THE PROBLEM: Copy word for word the lines in the records below, starting at the line with "What React, TypeScript" and ending at the line with "Chart.register(...registerables);". Skip the pictures.

PROVIDED DATA:
* * * * * * * * *

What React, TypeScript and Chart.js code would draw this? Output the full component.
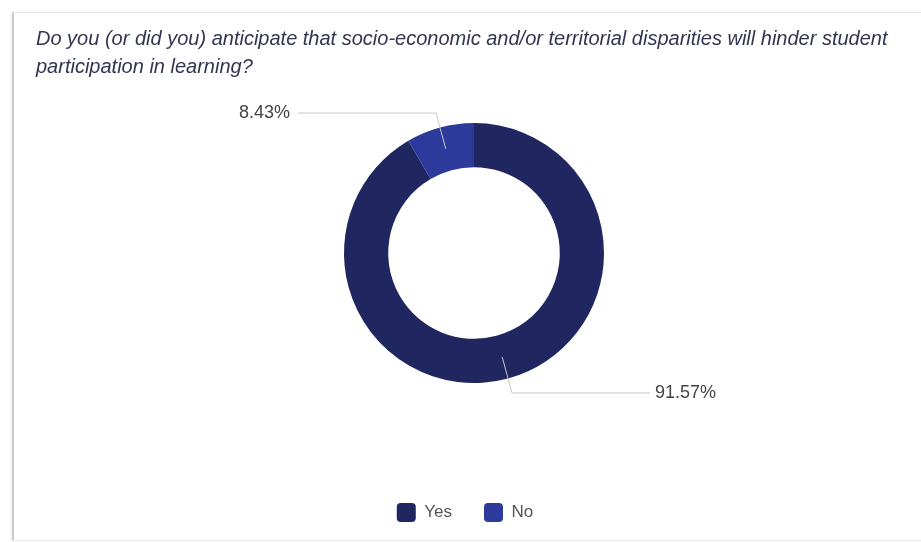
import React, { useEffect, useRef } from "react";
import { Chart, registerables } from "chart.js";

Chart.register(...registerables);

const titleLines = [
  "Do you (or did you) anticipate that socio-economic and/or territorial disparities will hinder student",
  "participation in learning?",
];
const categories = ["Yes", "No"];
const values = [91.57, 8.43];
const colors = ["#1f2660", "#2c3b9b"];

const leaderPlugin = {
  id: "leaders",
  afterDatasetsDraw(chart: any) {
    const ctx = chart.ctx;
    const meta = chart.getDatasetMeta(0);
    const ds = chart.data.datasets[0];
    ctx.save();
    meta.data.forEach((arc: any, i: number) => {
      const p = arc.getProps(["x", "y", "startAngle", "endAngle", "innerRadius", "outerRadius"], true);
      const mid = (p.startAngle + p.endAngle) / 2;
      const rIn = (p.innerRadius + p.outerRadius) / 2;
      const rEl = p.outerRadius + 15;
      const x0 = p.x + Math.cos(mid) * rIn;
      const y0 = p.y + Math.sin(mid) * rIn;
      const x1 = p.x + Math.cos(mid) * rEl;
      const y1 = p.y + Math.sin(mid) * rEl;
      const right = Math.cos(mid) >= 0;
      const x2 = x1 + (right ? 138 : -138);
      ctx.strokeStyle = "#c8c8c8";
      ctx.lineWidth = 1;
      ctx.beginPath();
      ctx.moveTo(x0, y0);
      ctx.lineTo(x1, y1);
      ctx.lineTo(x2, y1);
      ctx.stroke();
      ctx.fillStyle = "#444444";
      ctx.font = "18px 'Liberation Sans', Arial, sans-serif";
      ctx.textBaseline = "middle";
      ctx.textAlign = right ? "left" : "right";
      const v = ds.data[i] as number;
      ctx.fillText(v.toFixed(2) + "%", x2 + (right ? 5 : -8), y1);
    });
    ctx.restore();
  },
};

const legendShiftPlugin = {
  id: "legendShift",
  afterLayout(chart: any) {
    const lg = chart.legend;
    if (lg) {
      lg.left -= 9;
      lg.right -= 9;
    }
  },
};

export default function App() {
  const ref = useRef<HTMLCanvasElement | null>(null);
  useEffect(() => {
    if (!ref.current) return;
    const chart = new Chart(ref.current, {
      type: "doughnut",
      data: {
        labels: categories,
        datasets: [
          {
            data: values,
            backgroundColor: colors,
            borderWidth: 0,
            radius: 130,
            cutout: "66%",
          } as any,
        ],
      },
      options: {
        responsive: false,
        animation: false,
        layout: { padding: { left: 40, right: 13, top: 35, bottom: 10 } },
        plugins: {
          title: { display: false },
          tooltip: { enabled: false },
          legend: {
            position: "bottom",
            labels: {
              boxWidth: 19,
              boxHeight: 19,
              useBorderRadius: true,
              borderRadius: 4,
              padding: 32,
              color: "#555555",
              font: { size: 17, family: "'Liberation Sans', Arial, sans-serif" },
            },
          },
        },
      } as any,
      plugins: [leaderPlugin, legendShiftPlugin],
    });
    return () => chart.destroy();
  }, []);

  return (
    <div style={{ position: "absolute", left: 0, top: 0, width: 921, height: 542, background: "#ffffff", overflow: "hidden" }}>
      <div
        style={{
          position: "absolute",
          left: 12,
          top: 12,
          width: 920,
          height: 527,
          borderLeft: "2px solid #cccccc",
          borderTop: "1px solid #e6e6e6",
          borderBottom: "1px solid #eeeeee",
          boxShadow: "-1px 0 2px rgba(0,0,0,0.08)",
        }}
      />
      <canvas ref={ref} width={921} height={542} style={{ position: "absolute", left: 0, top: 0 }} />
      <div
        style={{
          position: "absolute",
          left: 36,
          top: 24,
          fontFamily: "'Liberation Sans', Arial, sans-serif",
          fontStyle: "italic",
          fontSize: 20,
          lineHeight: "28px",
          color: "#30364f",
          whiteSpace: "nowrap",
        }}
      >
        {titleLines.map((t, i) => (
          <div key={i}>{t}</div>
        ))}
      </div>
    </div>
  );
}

* * * * * * * * *

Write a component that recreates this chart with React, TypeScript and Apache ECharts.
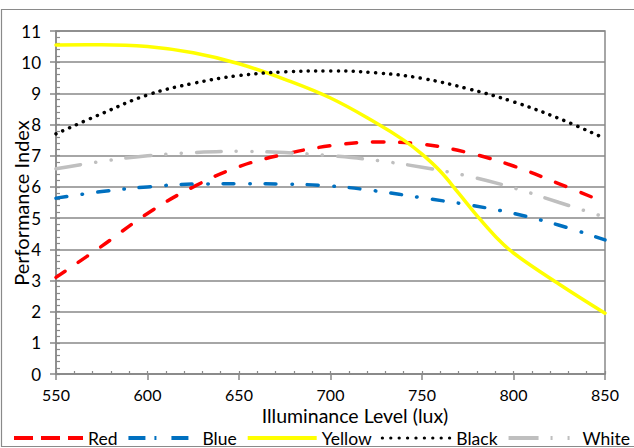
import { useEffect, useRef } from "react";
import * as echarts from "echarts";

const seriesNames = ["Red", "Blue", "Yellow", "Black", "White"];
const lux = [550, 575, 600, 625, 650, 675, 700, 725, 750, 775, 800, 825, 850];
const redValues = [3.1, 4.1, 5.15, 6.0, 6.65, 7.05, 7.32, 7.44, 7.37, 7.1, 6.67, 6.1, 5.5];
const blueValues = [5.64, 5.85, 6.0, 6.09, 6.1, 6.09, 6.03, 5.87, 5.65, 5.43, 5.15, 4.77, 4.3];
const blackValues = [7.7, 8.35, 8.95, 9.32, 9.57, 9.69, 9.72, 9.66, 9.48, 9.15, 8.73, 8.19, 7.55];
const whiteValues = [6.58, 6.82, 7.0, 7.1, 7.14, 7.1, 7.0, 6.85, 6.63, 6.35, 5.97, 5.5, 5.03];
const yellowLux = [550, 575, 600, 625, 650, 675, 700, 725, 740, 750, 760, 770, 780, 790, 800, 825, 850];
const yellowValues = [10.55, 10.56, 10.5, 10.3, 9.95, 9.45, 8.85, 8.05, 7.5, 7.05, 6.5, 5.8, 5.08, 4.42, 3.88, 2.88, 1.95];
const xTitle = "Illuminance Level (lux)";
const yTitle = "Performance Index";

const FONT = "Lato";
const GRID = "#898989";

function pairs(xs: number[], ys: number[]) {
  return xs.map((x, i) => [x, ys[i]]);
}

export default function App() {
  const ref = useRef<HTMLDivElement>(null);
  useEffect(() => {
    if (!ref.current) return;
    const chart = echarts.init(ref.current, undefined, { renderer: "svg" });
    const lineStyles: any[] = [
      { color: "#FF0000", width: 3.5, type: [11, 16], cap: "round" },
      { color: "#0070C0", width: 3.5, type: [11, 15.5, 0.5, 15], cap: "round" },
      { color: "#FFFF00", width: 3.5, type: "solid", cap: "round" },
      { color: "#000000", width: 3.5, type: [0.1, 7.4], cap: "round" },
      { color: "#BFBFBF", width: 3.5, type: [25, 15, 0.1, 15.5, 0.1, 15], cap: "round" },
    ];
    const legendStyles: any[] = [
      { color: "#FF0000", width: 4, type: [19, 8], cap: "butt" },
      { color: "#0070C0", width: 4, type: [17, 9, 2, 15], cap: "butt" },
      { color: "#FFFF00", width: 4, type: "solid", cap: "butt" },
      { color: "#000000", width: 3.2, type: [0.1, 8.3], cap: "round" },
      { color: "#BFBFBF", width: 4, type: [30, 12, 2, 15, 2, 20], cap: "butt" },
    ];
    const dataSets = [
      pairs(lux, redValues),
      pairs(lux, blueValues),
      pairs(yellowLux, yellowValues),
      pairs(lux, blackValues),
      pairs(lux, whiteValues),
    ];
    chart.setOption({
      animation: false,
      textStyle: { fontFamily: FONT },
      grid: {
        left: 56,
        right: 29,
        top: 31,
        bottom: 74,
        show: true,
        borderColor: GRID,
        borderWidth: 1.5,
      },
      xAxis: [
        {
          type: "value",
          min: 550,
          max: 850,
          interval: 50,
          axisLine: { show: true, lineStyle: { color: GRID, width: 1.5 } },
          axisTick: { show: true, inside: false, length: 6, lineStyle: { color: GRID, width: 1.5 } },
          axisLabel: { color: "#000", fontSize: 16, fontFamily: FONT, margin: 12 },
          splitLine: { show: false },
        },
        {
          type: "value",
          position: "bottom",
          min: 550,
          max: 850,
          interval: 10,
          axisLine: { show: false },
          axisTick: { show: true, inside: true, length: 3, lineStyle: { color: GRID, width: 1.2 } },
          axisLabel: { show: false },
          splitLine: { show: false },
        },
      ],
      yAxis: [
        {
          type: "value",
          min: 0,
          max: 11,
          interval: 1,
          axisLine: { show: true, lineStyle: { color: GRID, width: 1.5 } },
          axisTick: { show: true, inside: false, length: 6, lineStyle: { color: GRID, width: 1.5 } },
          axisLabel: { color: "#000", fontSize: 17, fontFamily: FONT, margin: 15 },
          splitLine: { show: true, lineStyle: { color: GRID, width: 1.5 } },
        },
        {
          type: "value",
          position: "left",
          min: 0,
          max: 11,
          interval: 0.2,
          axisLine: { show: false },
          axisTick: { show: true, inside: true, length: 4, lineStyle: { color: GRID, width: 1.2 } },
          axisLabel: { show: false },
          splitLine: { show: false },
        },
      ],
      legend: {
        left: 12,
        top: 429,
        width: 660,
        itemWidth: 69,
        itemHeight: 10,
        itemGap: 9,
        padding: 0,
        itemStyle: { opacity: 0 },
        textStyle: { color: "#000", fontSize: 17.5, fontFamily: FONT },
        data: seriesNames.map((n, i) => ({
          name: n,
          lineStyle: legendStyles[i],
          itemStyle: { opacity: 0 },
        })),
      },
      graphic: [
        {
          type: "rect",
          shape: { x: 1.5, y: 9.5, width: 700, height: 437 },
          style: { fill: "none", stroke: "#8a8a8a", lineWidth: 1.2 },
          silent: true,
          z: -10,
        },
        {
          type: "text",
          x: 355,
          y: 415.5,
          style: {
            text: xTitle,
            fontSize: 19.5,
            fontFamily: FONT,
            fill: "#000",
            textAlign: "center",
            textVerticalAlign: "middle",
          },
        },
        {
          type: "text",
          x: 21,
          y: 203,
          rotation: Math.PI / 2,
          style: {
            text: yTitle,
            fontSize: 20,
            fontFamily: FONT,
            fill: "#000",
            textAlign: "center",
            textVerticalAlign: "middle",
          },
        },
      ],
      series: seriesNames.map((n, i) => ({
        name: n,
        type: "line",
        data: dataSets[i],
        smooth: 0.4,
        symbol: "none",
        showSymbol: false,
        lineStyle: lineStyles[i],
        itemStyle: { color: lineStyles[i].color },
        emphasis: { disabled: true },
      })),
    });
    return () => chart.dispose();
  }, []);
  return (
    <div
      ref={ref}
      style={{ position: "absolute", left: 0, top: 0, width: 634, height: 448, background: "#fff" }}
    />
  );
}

* * * * * * * * *

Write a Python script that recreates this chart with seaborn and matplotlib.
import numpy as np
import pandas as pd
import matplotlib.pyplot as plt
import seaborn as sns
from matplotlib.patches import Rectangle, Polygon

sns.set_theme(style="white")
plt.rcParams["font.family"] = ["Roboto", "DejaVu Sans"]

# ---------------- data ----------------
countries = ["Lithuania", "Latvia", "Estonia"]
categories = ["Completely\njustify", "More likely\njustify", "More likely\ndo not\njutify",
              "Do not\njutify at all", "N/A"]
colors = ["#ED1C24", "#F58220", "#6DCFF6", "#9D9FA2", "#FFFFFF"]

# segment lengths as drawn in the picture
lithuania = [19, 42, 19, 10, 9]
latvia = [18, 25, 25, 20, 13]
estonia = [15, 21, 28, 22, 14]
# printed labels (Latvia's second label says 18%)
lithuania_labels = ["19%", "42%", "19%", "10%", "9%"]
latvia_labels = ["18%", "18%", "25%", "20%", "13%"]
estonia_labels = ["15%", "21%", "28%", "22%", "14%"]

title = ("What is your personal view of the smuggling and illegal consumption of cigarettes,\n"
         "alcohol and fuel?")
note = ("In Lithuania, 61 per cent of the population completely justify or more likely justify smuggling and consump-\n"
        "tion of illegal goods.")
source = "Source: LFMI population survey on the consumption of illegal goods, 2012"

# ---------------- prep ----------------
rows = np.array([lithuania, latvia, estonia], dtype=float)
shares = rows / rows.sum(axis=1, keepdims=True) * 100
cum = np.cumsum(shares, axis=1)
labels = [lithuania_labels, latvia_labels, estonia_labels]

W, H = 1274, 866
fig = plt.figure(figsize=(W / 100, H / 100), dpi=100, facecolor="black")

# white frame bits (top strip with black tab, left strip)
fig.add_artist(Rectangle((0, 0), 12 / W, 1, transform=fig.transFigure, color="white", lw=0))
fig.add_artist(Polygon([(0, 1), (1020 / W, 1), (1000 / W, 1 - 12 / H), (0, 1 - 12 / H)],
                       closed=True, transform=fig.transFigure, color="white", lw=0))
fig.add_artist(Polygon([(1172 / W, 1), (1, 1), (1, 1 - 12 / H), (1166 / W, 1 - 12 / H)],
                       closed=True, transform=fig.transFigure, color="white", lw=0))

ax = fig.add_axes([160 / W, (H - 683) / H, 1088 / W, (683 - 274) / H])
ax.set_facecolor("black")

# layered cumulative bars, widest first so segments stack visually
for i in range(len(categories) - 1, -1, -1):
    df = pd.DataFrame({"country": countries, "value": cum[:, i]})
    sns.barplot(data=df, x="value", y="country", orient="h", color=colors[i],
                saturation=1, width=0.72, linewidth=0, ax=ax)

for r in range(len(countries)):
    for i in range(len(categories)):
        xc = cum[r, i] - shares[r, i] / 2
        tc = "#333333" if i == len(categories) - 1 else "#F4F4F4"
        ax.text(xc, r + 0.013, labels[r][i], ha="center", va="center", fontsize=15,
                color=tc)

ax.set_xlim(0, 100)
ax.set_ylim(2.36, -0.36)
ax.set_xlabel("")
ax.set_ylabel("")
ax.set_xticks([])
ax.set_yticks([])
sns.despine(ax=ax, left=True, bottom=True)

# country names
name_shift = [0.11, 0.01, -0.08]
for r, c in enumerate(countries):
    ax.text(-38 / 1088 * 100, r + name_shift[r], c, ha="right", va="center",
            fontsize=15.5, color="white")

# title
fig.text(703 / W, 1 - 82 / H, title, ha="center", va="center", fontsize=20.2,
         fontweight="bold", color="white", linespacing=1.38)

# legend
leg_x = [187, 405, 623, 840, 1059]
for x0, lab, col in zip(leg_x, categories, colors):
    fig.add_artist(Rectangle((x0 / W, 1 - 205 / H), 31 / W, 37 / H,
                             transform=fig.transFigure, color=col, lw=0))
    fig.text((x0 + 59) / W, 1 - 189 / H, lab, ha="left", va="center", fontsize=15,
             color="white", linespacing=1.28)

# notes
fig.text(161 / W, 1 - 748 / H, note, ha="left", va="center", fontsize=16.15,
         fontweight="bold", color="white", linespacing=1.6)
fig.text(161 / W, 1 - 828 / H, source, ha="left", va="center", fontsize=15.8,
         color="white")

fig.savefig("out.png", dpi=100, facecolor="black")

* * * * * * * * *

ANSWER TO THE EXERCISE:
What React, TypeScript and Chart.js code would draw this? Output the full component.
import React, { useEffect, useRef } from "react";
import { Chart, registerables } from "chart.js";

Chart.register(...registerables);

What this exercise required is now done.